(Photo: iStock)
(Photo: iStock)

Gold near five-week low on firm dollar, waning safe-haven demand

  • Spot gold was down 0.1 % to $1,285.51 per ounce as of 0719 GMT, after slipping to $1,282.50 in the previous session
  • The dollar, against a group of six major currencies, was trading close to its two-week high of 96.816 posted in the previous session

Gold prices were steady on Tuesday, trading near five-week lows touched in the previous session, as a firmer dollar and optimism over a likely U.S.-China trade deal dented safe-haven appeal of the precious metal.

Spot gold was down 0.1 % to $1,285.51 per ounce as of 0719 GMT, after slipping to $1,282.50 in the previous session, its lowest since Jan. 25.

U.S. gold futures were flat at $1,287.50 per ounce.

The dollar, against a group of six major currencies, was trading close to its two-week high of 96.816 posted in the previous session.

"People are more comfortable in moving out of safe-haven assets and gold is coming under pressure from that," said Jeffrey Halley, Senior Market Analyst at OANDA.

"A lot of money was parked in gold at the start of the year, waiting for clarity on tariffs.
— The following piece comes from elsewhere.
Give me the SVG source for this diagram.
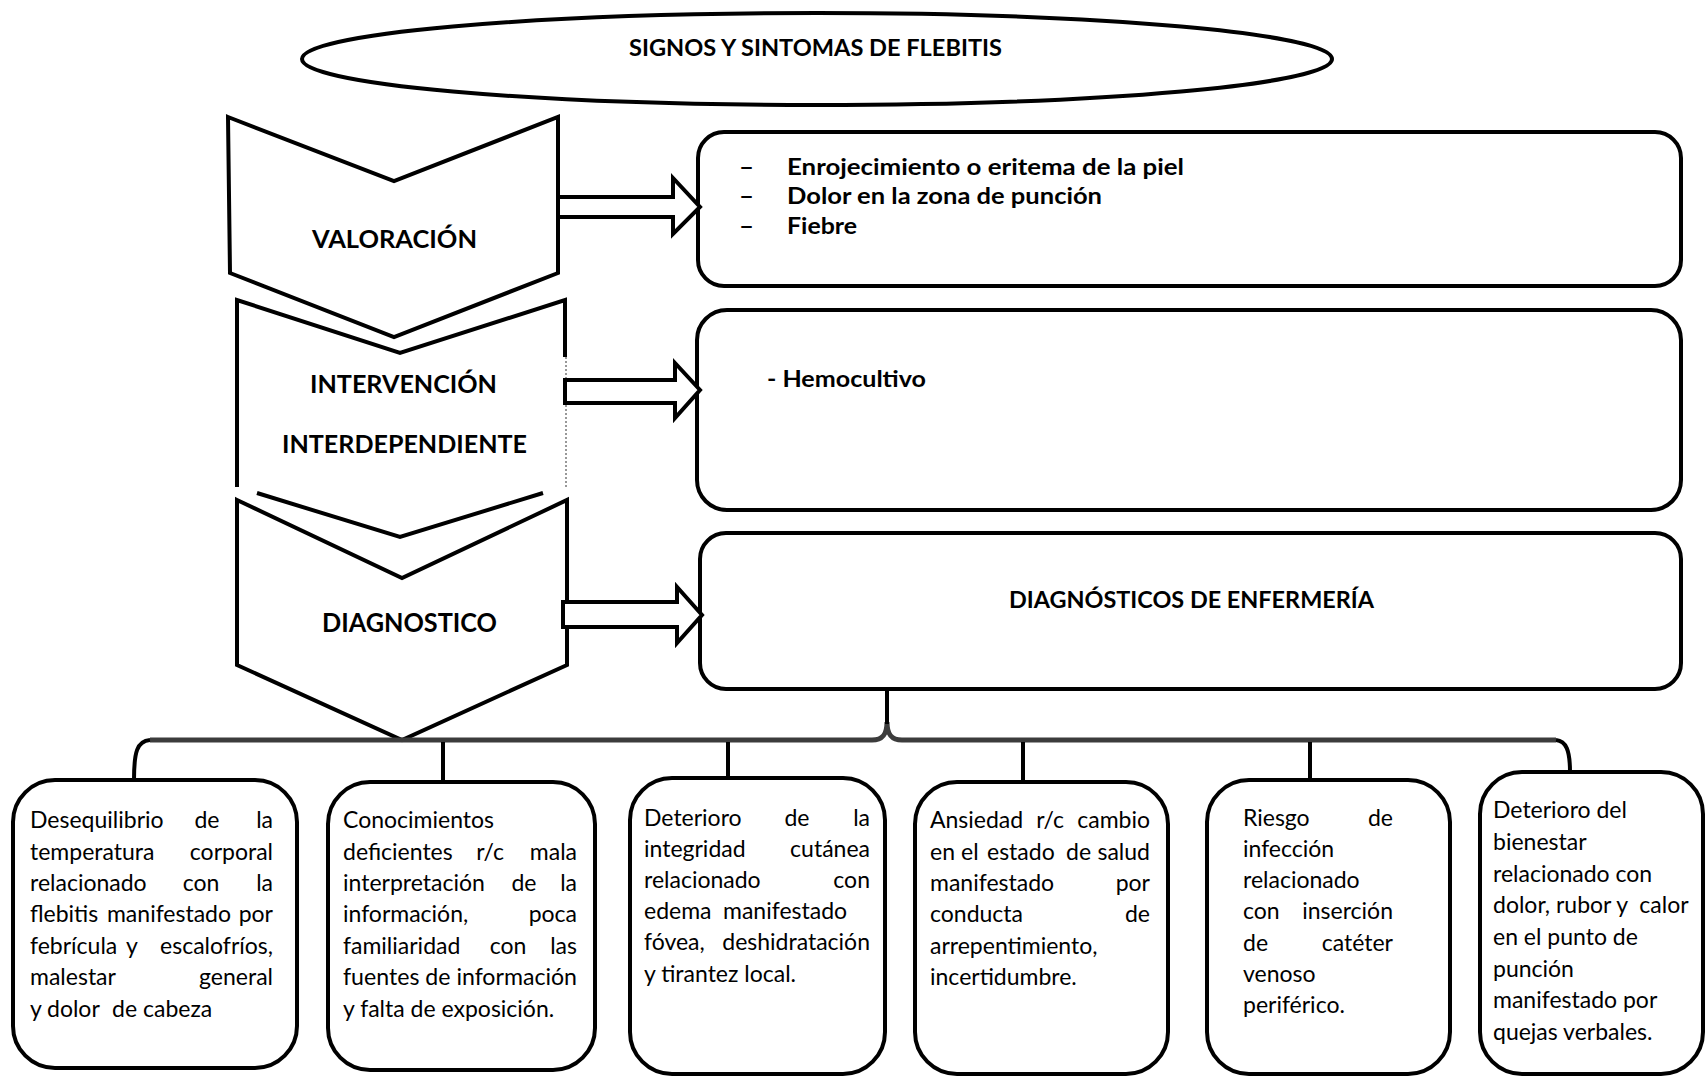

Now that we are seeing little bit of optimism on the tariffs that is sort of undermining pillars for buying gold," Halley said, adding that if yields continued to rise, that would further pressure gold.

U.S. Secretary of State Mike Pompeo said on Monday he thought the United States and China were "on the cusp" of a deal to end their trade war.

Meanwhile, China cut its growth target for this year to 6.0 to 6.5 %, in line with expectations, from around 6.5 % last year, fuelling concerns about global growth.

A slight slip in the Asian equity market was triggered by the cut in China's growth target.

"Global growth concerns are a long-term factor and we will see some support coming in for gold," said Renisha Chainani, head of commodity and currency research at Monarch Networth Capital, adding that central banks buying bullion should also be positive for prices.

China and India raised gold holdings in January, according to data from International Monetary Fund.

Investors will be eyeing European Central Bank's monetary policy meeting on Thursday and U.S. non-farm payrolls data on Friday.

Gold may fall to $1,271 per ounce, as it has broken a support at $1,289, according to Reuters analyst Wang Tao.

Tracking bullion prices, holdings of SPDR Gold Trust, the world's largest gold-backed exchange-traded fund, fell 0.76 % on Monday from Friday. Holdings have fallen over 2 % so far this year.

Among the other precious metals, palladium slipped 0.7 % to $1,521.71 per ounce.

Spot silver gained 0.2 % to $15.10, while platinum was 0.2 % higher at $836.58 per ounce.